The Quest for Power is book on the history of engineering written by Hugh Pembroke Vowles and Margaret Winifred Vowles. It was published in 1931 by Chapman and Hall of London, England.
The book contains over 150 illustrations and has 370 pages. It begins with a picture of Michael Faraday. The book is divided into three parts. The first is "The apprenticeship of toil", which deals with stone tools, early use of metal, control of water, early structural achievements, transport and measurement. The second is "The age of Power". This deals with steam power, internal combustion engines and electrical power. Finally, the third part is entitled "The materials of power". This looks at coal, oil, alcohol, metals and other products. The last section deals with the future.
The Quest for Power is dedicated to Hubert Cecil Booth, inventor of the vacuum cleaner. The dedication reads: "In friendship's name to Hubert Cecil Booth, F.C.G.I., M. Inst. C.E. who by the invention and subsequent development of the vacuum cleaner has created a new industry, lightened the burden of human toil, and increased the health and happiness of innumberable homes".

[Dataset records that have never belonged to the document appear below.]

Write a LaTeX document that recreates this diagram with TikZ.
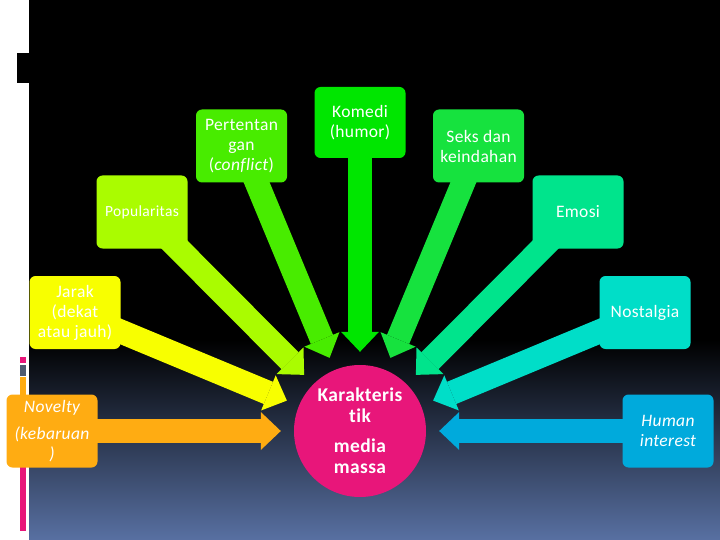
\documentclass[tikz,border=0pt]{standalone}
\usepackage{fontspec}
\setmainfont{Carlito}[LetterSpace=2,Ligatures=NoCommon]
\usetikzlibrary{arrows.meta,positioning}
\definecolor{hubpink}{RGB}{232,22,122}
\definecolor{pertgreen}{RGB}{72,236,0}
\definecolor{komgreen}{RGB}{0,230,0}
\definecolor{seksgreen}{RGB}{22,226,62}
\definecolor{popgreen}{RGB}{170,252,0}
\definecolor{emogreen}{RGB}{0,228,140}
\definecolor{jaryellow}{RGB}{248,255,0}
\definecolor{nosteal}{RGB}{0,222,200}
\definecolor{novorange}{RGB}{255,172,18}
\definecolor{humblue}{RGB}{0,170,220}
\definecolor{slate}{RGB}{88,112,162}
\definecolor{bargray}{RGB}{78,90,112}
\pgfdeclarelayer{back}
\pgfdeclarelayer{spokes}
\pgfsetlayers{back,spokes,main}

\begin{document}
\begin{tikzpicture}[
  x=1pt,y=-1pt,
  every node/.style={text=white,font=\fontsize{17.5}{20}\selectfont},
  topicbox/.style={rounded corners=6pt,minimum width=91pt,minimum height=73pt,
                   align=center,inner sep=1pt},
  spoke/.style={line width=24pt,-{Triangle[length=20pt,width=38pt,line width=0pt]},
                shorten >=13pt},
  hub/.style={circle,fill=hubpink,minimum size=132pt,inner sep=0pt,align=center,
              font=\fontsize{19.5}{21}\selectfont\bfseries},
]
  \useasboundingbox (0,0) rectangle (720,540);
  % backdrop
  \begin{pgfonlayer}{back}
    \fill[white] (0,0) rectangle (29,540);
    \fill[black] (29,0) rectangle (720,341);
    \shade[top color=black,bottom color=slate] (29,340) rectangle (720,540);
    \fill[black] (17,53) rectangle (29,83);
    % side bar
    \fill[hubpink] (20,357) rectangle (26,363);
    \fill[bargray] (20,365) rectangle (26,376);
    \fill[novorange] (20,377) rectangle (26,400);
    \fill[hubpink] (20,466) rectangle (26,531);
  \end{pgfonlayer}

  % centre
  \node[hub] (hub) at (360,431) {Karakteris\\tik\\[9pt]media\\massa};

  % topics, upper arc
  \node[topicbox,fill=komgreen,minimum height=71pt] (kom) at (360,122.5) {Komedi\\(humor)};
  \node[topicbox,fill=pertgreen] (pert) at (241.5,146) {Pertentan\\gan\\(\textit{conflict})};
  \node[topicbox,fill=seksgreen] (seks) at (478.5,146) {Seks dan\\keindahan};
  \node[topicbox,fill=popgreen,font=\fontsize{15.5}{18}\selectfont] (pop) at (142,212) {Popularitas};
  \node[topicbox,fill=emogreen] (emo) at (578,212) {Emosi};
  \node[topicbox,fill=jaryellow] (jar) at (75,312.5) {Jarak\\(dekat\\atau jauh)};
  \node[topicbox,fill=nosteal] (nos) at (645,312.5) {Nostalgia};

  % topics, sides
  \node[topicbox,fill=novorange,font=\fontsize{17.5}{20}\selectfont\itshape] (nov) at (52,431)
    {Novelty\\[7pt](kebaruan\\)};
  \node[topicbox,fill=humblue,font=\fontsize{17.5}{20}\selectfont\itshape] (hum) at (668,431)
    {Human\\interest};

  % spokes into the centre
  \begin{pgfonlayer}{spokes}
    \draw[spoke,jaryellow] (jar.center) -- (hub);
    \draw[spoke,nosteal] (nos.center) -- (hub);
    \draw[spoke,popgreen] (pop.center) -- (hub);
    \draw[spoke,emogreen] (emo.center) -- (hub);
    \draw[spoke,pertgreen] (pert.center) -- (hub);
    \draw[spoke,seksgreen] (seks.center) -- (hub);
    \draw[spoke,komgreen] (kom.center) -- (hub);
    \draw[spoke,novorange] (nov.center) -- (hub);
    \draw[spoke,humblue] (hum.center) -- (hub);
  \end{pgfonlayer}
\end{tikzpicture}
\end{document}
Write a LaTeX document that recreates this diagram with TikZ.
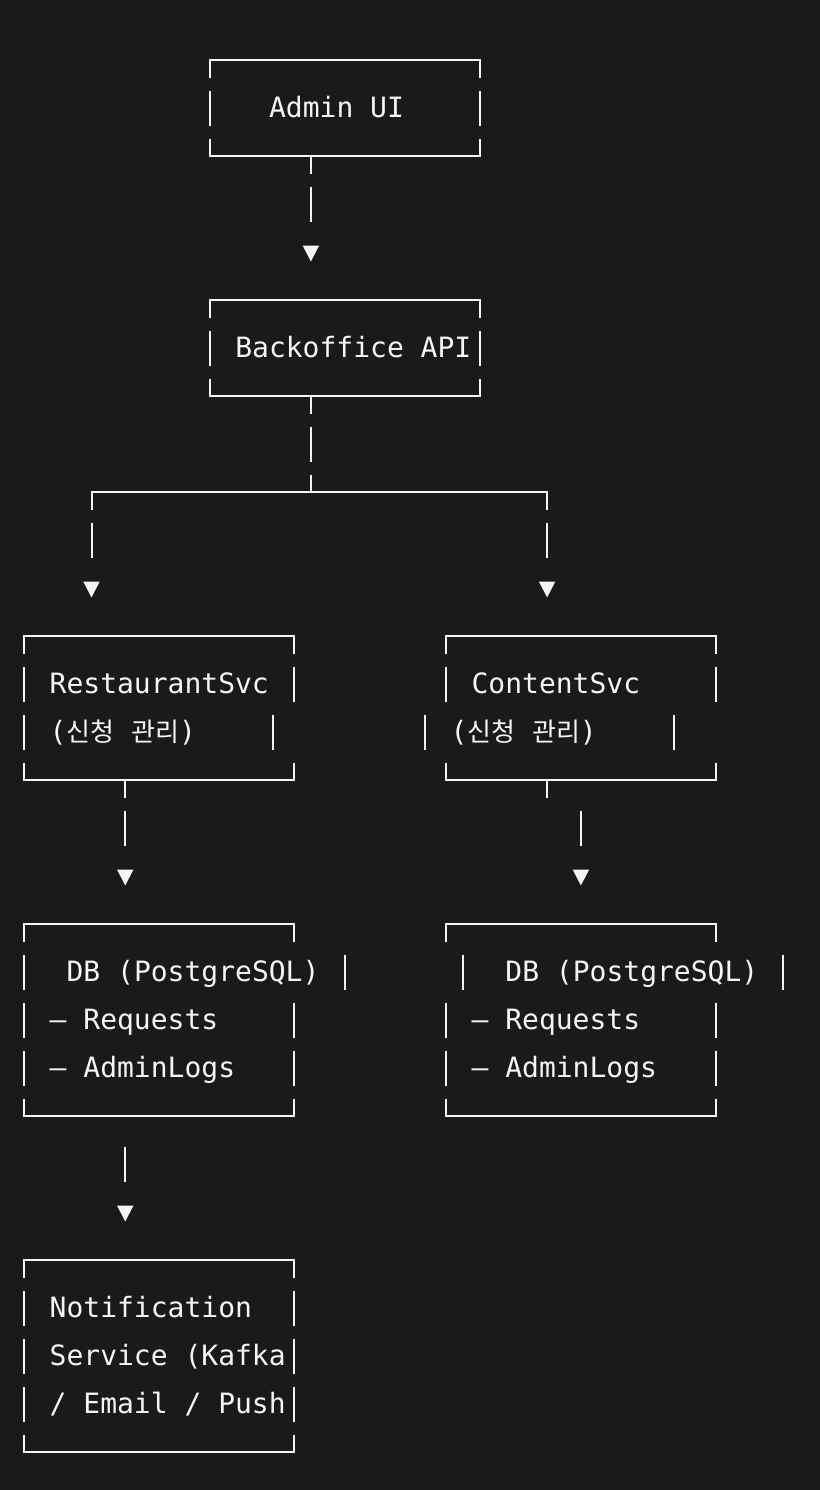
\documentclass[tikz,border=0pt]{standalone}
\usepackage{fontspec}
\setmonofont{DejaVu Sans Mono}
\newfontfamily\krfont{Noto Sans CJK KR}
\newcommand{\ko}[1]{{\krfont\fontsize{13pt}{14pt}\selectfont #1}}
\usetikzlibrary{arrows.meta}
\definecolor{bg}{HTML}{1A1A1A}
\definecolor{fg}{HTML}{F5F5F5}
\tikzset{
  glyph/.style={draw=fg, line width=1pt},
  side/.style={glyph, dash pattern=on 17.5pt off 6.5pt, dash phase=8.75pt},
  frame/.style={rectangle, draw=none, inner sep=0pt, outer sep=0pt, minimum width=135pt},
  txt/.style={anchor=base west, inner sep=0pt, text=fg, font=\ttfamily\fontsize{14pt}{14pt}\selectfont},
  link/.style={glyph, -{Triangle[length=8pt, width=8pt]}, shorten >=19.25pt,
    dash pattern=on 8.75pt off 6.5pt on 17.5pt off 60pt},
  loose/.style={link, dash pattern=on 0pt off 15.25pt on 17.5pt off 60pt},
}
% top and bottom rule of a box, with the corner ticks
\newcommand{\asciiframe}[1]{%
  \draw[glyph] ([yshift=-8.75pt]#1.north west) -- (#1.north west) -- (#1.north east) -- ([yshift=-8.75pt]#1.north east);
  \draw[glyph] ([yshift=8.75pt]#1.south west) -- (#1.south west) -- (#1.south east) -- ([yshift=8.75pt]#1.south east);}
% one side bar of a text row
\newcommand{\rowbar}[2]{\draw[glyph] (#1,#2-17.5) -- (#1,#2+17.5);}
\begin{document}
\begin{tikzpicture}[x=0.5pt,y=-0.5pt]
\fill[bg] (0,0) rectangle (820,1490);

% boxes
\node[frame, minimum height=48pt] (admin) at (344.6,108) {};
\node[frame, minimum height=48pt] (backoffice) at (344.6,348) {};
\node[frame, minimum height=72pt] (rs) at (159,708) {};
\node[frame, minimum height=72pt] (cs) at (580.9,708) {};
\node[frame, minimum height=96pt] (dbl) at (159,1020) {};
\node[frame, minimum height=96pt] (dbr) at (580.9,1020) {};
\node[frame, minimum height=96pt] (noti) at (159,1356) {};
\foreach \b in {admin,backoffice,rs,cs,dbl,dbr,noti} {\asciiframe{\b}}

% sides
\draw[side] (admin.north west) -- (admin.south west);
\draw[side] (admin.north east) -- (admin.south east);
\draw[side] (backoffice.north west) -- (backoffice.south west);
\draw[side] (backoffice.north east) -- (backoffice.south east);
\draw[side] (rs.north west) -- (rs.south west);
\draw[side] (dbl.north west) -- (dbl.south west);
\draw[side] (noti.north west) -- (noti.south west);
\draw[side] (noti.north east) -- (noti.south east);
\foreach \x/\y in {294/684, 273.1/732,
    445.9/684, 425/732, 715.9/684, 674/732,
    344.6/972, 294/1020, 294/1068,
    462.75/972, 445.9/1020, 445.9/1068,
    783.4/972, 715.9/1020, 715.9/1068}
  \rowbar{\x}{\y};

% texts
\node[txt] (admin-t) at (268.7,117.5) {Admin UI};
\node[txt] (backoffice-t) at (234.9,357.5) {Backoffice API};
\node[txt] (rs-t1) at (49.3,693.5) {RestaurantSvc};
\node[txt] (rs-t2) at (49.3,741.5) {(\ko{신청} \ko{관리})};
\node[txt] (cs-t1) at (471.2,693.5) {ContentSvc};
\node[txt] (cs-t2) at (450.2,741.5) {(\ko{신청} \ko{관리})};
\node[txt] (dbl-t1) at (66.2,981.5) {DB (PostgreSQL)};
\node[txt] (dbl-t2) at (49.3,1029.5) {– Requests};
\node[txt] (dbl-t3) at (49.3,1077.5) {– AdminLogs};
\node[txt] (dbr-t1) at (505,981.5) {DB (PostgreSQL)};
\node[txt] (dbr-t2) at (471.2,1029.5) {– Requests};
\node[txt] (dbr-t3) at (471.2,1077.5) {– AdminLogs};
\node[txt] (noti-t1) at (49.3,1317.5) {Notification};
\node[txt] (noti-t2) at (49.3,1365.5) {Service (Kafka};
\node[txt] (noti-t3) at (49.3,1413.5) {/ Email / Push};

% connectors
\coordinate (trunk) at (310.9,0);
\coordinate (lsplit) at (91.5,492);
\coordinate (rsplit) at (547.1,492);
\coordinate (rsdrop) at (125.25,0);
\coordinate (csdrop) at (547.1,0);
\coordinate (csjog) at (580.9,0);
\draw[link] (admin.south -| trunk) -- (backoffice.north -| trunk);
\draw[side] (backoffice.south -| trunk) -- (trunk |- lsplit);
\draw[glyph] ([yshift=-8.75pt]lsplit) -- (lsplit) -- (rsplit) -- ([yshift=-8.75pt]rsplit);
\draw[link] (lsplit) -- (rs.north -| lsplit);
\draw[link] (rsplit) -- (cs.north -| rsplit);
\draw[link] (rs.south -| rsdrop) -- (dbl.north -| rsdrop);
\draw[glyph] (cs.south -| csdrop) -- ++(0,17.5);
\draw[loose] (cs.south -| csjog) -- (dbr.north -| csjog);
\draw[loose] (dbl.south -| rsdrop) -- (noti.north -| rsdrop);
\end{tikzpicture}
\end{document}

The flier advertising the book contained the following quotation:
"Eighty British, American and European journals - representative of all that is best in the periodical literature of Science, Engineering, Arts and Industry, besides literary "weeklies" and the daily press - have devoted over five hundred single column inches of their space to reviews of The Quest for Power. A few typical comments are quoted overleaf"
"A miracle of consisement and comprehensiveness combined" Morning Post (E.B.Osborn) 4 September 1931
"The book deserves to become a standard work for the general educated reader, especially for arts mentaking a degree in history, for students in technical colleges and schools". Manchester Guardian, 7 April 1932.
"This clear, careful, comprehensive work". News Chronicle (W.R. Gordon), 2 September 1931.
"One of the most exciting stories in the world... splendidly illustrated". Daily Herald, (Roger Pippett), 17 December 1931.
"Useful and trustworthy... the authors show a wide knowledge of the subject". Spectator, 26 September 1931.
"Gives the layman admirable lucid accounts of the major machines and processes which have given modern man such colossal power". New Statesman and Nation. 20 February 1932.